Dunia kuliner sedang mengalami pergeseran besar. Dulu, keputusan untuk membeli makanan atau minuman sering kali didasarkan pada aroma yang tercium saat melewati toko roti, atau sampel gratis yang ditawarkan di supermarket. Namun, zaman telah berubah. Hari ini, “rasa” tidak lagi hanya dirasakan oleh lidah, melainkan dimulai dari mata dan layar ponsel. Fenomena ini sangat terasa di kalangan Generasi Z. Bagi mereka, pengalaman kuliner sering kali dimulai dari scroll di media sosial sebelum suapan pertama benar-benar terjadi.
Perubahan perilaku ini menuntut industri makanan dan minuman (F&B) untuk beradaptasi. Tidak cukup hanya membuat produk yang enak. Produk tersebut harus terlihat enak di kamera. Inilah tantangan sekaligus peluang bagi perusahaan rasa di Indonesia untuk menciptakan inovasi yang relevan dengan era digital ini.

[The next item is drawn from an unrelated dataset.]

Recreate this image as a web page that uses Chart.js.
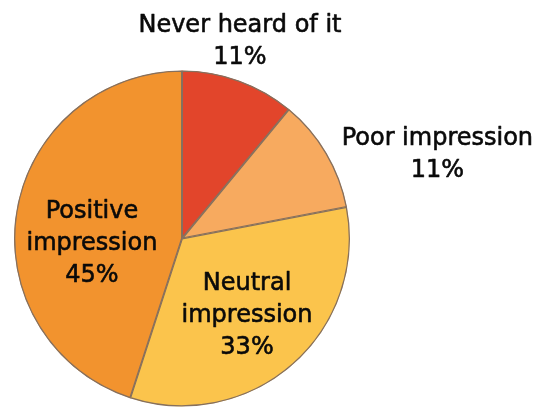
<!DOCTYPE html>
<html>
<head>
<meta charset="utf-8">
<script src="https://cdn.jsdelivr.net/npm/chart.js@4/dist/chart.umd.min.js"></script>
<style>
  html, body { margin: 0; padding: 0; background: #ffffff; }
  #wrap { width: 540px; height: 407px; position: relative; }
</style>
</head>
<body>
<div id="wrap"><canvas id="pie"></canvas></div>
<script>
// Survey answers, clockwise from twelve o'clock
const categories = ["Never heard of it", "Poor impression", "Neutral impression", "Positive impression"];
const labelLines = [["Never heard of it"], ["Poor impression"], ["Neutral", "impression"], ["Positive", "impression"]];
const shares = [11, 11, 33, 45];
const sliceColors = ["#e2452b", "#f7aa5f", "#fbc44c", "#f2932e"];

// Where each label block sits, in units of the pie radius from its centre
const labelOffsets = [[0.345, -1.173], [1.52, -0.5], [0.387, 0.458], [-0.536, 0.033]];

const sliceLabels = {
  id: "sliceLabels",
  afterDatasetsDraw(chart) {
    const meta = chart.getDatasetMeta(0);
    const arc0 = meta.data[0];
    const cx = arc0.x, cy = arc0.y, r = arc0.outerRadius;
    const ctx = chart.ctx;
    ctx.save();
    ctx.font = "24px 'DejaVu Sans'";
    ctx.fillStyle = "#0a0a0a";
    ctx.strokeStyle = "#0a0a0a";
    ctx.lineWidth = 0.6;
    ctx.lineJoin = "round";
    ctx.textAlign = "center";
    ctx.textBaseline = "middle";
    const lineH = 32;
    shares.forEach((v, i) => {
      const lines = labelLines[i].concat([v + "%"]);
      const bx = cx + labelOffsets[i][0] * r;
      const by = cy + labelOffsets[i][1] * r;
      const top = by - (lines.length - 1) * lineH / 2;
      lines.forEach((t, k) => {
        ctx.fillText(t, bx, top + k * lineH);
        ctx.strokeText(t, bx, top + k * lineH);
      });
    });
    ctx.restore();
  }
};

new Chart(document.getElementById("pie"), {
  type: "pie",
  data: {
    labels: categories,
    datasets: [{
      data: shares,
      backgroundColor: sliceColors,
      borderColor: "#86705e",
      borderWidth: 1,
      borderAlign: "inner"
    }]
  },
  options: {
    responsive: true,
    maintainAspectRatio: false,
    animation: false,
    layout: { padding: { left: 14, right: 190, top: 70, bottom: 0 } },
    plugins: {
      legend: { display: false },
      tooltip: { enabled: false }
    }
  },
  plugins: [sliceLabels]
});
</script>
</body>
</html>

Peran Media Sosial dalam Penemuan Rasa Baru
Media sosial seperti TikTok dan Instagram kini telah bertransformasi. Platform ini bukan sekadar tempat hiburan, melainkan menjadi “rak toko” digital yang raksasa. Konsumen muda menemukan inspirasi menu makan siang atau camilan sore mereka melalui konten yang lewat di beranda. Algoritma media sosial menyajikan rekomendasi tanpa henti, memicu keinginan impulsif untuk mencoba sesuatu yang baru.
Salah satu pendorong terbesar adalah konten ulasan rasa dan video mukbang. Ketika seorang kreator konten favorit menampilkan ekspresi kenikmatan yang autentik saat mencicipi sebuah minuman baru, rasa penasaran audiens langsung tergugah. Ada kepercayaan yang terbangun di sana. Video reaksi yang jujur sering kali dianggap lebih meyakinkan dibandingkan iklan televisi konvensional yang kaku.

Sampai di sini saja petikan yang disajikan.